Wesley's version of the events contradicted a prosecution witness who said the two Porsches were racinon Paul Buck Boulevard.

Charles Ackerman, 19, of Rock Hill, S.C., testified that he was at the stoplight when he saw a black Porsche and a white Porsche on the boulevard.

"I saw them racing side by side," testified Ackerman, who estimated the cars' speed at 70 mph.

Hornets center Elden Campbell testified Wesley and Phills were not racing. Campbell said Phills spun his tires going out of the coliseum parking lot and Wesley's car then pulled up to him.

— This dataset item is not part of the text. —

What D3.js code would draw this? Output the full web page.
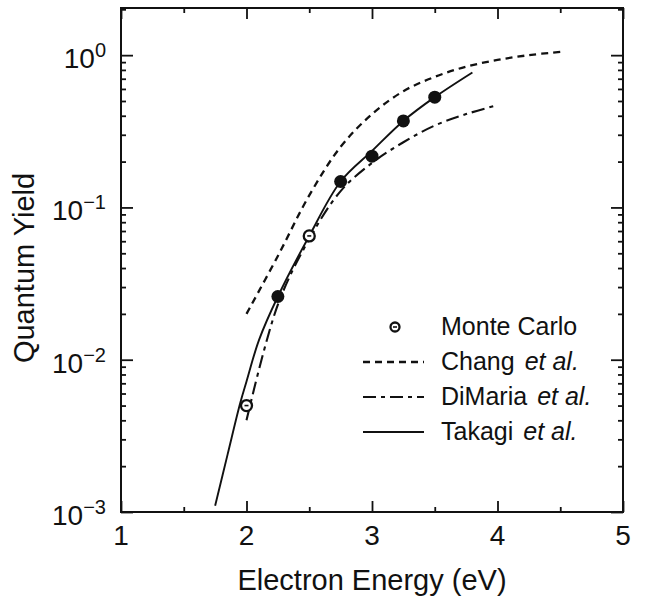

Campbell said he told Wesley: "You better not try that or I'll scratch your car with my keys." That left about a 10-second gap between Phills and Wesley on the feeder road, Wesley's attorneys contend.

James Hobbs of Charlotte testified the two sports cars passed him and veered left into the lanes of oncoming traffic. One Porsche crashed into an oncoming car, he said.

Hobbs stopped at the crash scene and saw Phills' body inside.

He said Wesley walked up to the car.

"He said `Bobby, Bobby.' And I told him I thought he was dead," Hobbs said. He said Wesley sat on the curb and buried his head in his arms.

The driver of the car Phills collided with was hospitalized with cuts and bruises.